▶ [PROBLEM TO WORK ON]:
From the first line of the listing below, retype each line up to and including the one with "from bokeh.resources import INLINE"; pictures stay out.

▶ [DATA LINES]:

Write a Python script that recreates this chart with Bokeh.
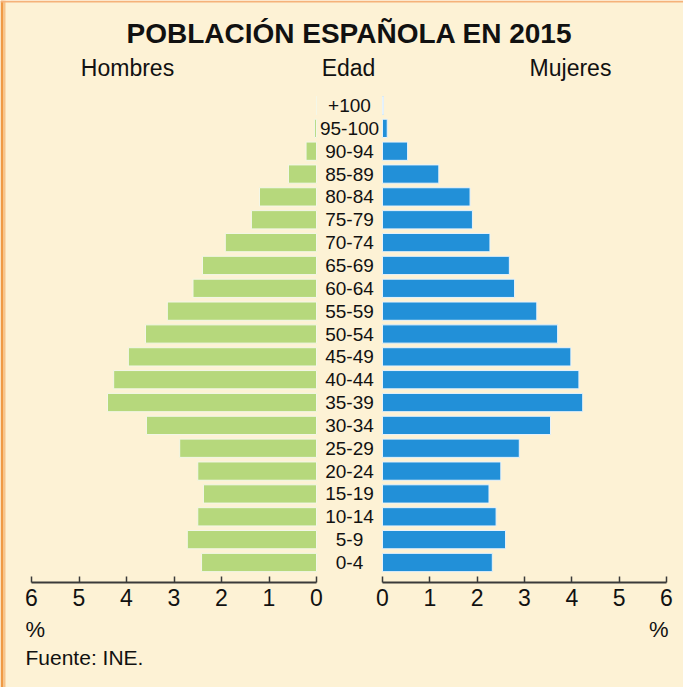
from bokeh.plotting import figure
from bokeh.models import Range1d, LinearAxis, FixedTicker, Label, BoxAnnotation, ColumnDataSource
from bokeh.core.properties import value
from bokeh.embed import file_html
from bokeh.resources import INLINE

# ---- data ----
ages = ["0-4", "5-9", "10-14", "15-19", "20-24", "25-29", "30-34", "35-39", "40-44",
        "45-49", "50-54", "55-59", "60-64", "65-69", "70-74", "75-79", "80-84",
        "85-89", "90-94", "95-100", "+100"]
hombres = [2.42, 2.72, 2.50, 2.38, 2.50, 2.88, 3.58, 4.40, 4.27, 3.96, 3.60,
           3.14, 2.60, 2.40, 1.92, 1.37, 1.20, 0.59, 0.22, 0.04, 0.0]
mujeres = [2.32, 2.60, 2.40, 2.25, 2.50, 2.89, 3.55, 4.23, 4.15, 3.98, 3.70,
           3.26, 2.79, 2.68, 2.27, 1.90, 1.85, 1.19, 0.53, 0.10, 0.02]
ticks = [0, 1, 2, 3, 4, 5, 6]
tick_labels = ["0", "1", "2", "3", "4", "5", "6"]

title = "POBLACIÓN ESPAÑOLA EN 2015"
source_txt = "Fuente: INE."

W, H = 683, 687
FONT = "Liberation Sans"
BG = "#fdf2d5"
GREEN = "#b6d87c"
BLUE = "#2290d8"
INK = "#111111"

p = figure(width=W, height=H, output_backend="svg", toolbar_location=None,
           x_range=Range1d(0, W), y_range=Range1d(H, 0),
           x_axis_type=None, y_axis_type=None, min_border=0)
p.background_fill_color = BG
p.border_fill_color = BG
p.outline_line_color = None
p.grid.visible = False

p.extra_x_ranges = {
    "male": Range1d(316 / 47.5, (316 - W) / 47.5),
    "female": Range1d(-382 / 47.33, (W - 382) / 47.33),
}
p.extra_y_ranges = {"age": Range1d((562 - H) / 22.85, 562 / 22.85)}

idx = list(range(len(ages)))
src = ColumnDataSource(dict(y=idx, age=ages, h=hombres, m=mujeres))

p.hbar(y="y", left=0, right="h", height=0.8, source=src,
       x_range_name="male", y_range_name="age",
       fill_color=GREEN, line_color="#f4f7e8", line_width=1)
p.hbar(y="y", left=0, right="m", height=0.8, source=src,
       x_range_name="female", y_range_name="age",
       fill_color=BLUE, line_color="#e8f3fb", line_width=1)

p.text(x=349, y="y", text="age", source=src, y_range_name="age",
       text_align="center", text_baseline="middle",
       text_font=value(FONT), text_font_size="19px", text_color=INK)

for rn in ("male", "female"):
    ax = LinearAxis(x_range_name=rn, fixed_location=582, bounds=(0, 6),
                    ticker=FixedTicker(ticks=ticks),
                    major_label_overrides={t: l for t, l in zip(ticks, tick_labels)})
    ax.axis_line_color = "#3a3a3a"
    ax.axis_line_width = 2
    ax.major_tick_line_color = "#3a3a3a"
    ax.major_tick_line_width = 1.5
    ax.major_tick_in = 6
    ax.major_tick_out = 0
    ax.minor_tick_line_color = None
    ax.major_label_standoff = 6
    ax.major_label_text_font = FONT
    ax.major_label_text_font_size = "23px"
    ax.major_label_text_color = INK
    p.add_layout(ax, "below")

def lab(x, y, t, size, align="center", style="normal"):
    p.add_layout(Label(x=x, y=y, text=t, text_align=align, text_baseline="middle",
                       text_font=FONT, text_font_size=size, text_font_style=style,
                       text_color=INK))

lab(349, 33, title, "28px", style="bold")
lab(127, 67, "Hombres", "23px")
lab(348, 67, "Edad", "23px")
lab(570, 67, "Mujeres", "23px")
lab(25, 629, "%", "22px", align="left")
lab(668, 629, "%", "22px", align="right")
lab(25, 657, source_txt, "21px", align="left")

# frame decoration
p.add_layout(BoxAnnotation(left=0, right=3, top=0, bottom=H, fill_color="#ef9a45",
                           fill_alpha=1, line_color=None))
p.add_layout(BoxAnnotation(left=3, right=5, top=0, bottom=H, fill_color="#f7c48a",
                           fill_alpha=1, line_color=None))
p.add_layout(BoxAnnotation(left=0, right=W, top=0, bottom=2, fill_color="#f5b27a",
                           fill_alpha=1, line_color=None))

open("out.html", "w").write(file_html(p, INLINE))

▶ [REPLY]:
Write a Python script that recreates this chart with Bokeh.
from bokeh.plotting import figure
from bokeh.models import Range1d, LinearAxis, FixedTicker, Label, BoxAnnotation, ColumnDataSource
from bokeh.core.properties import value
from bokeh.embed import file_html
from bokeh.resources import INLINE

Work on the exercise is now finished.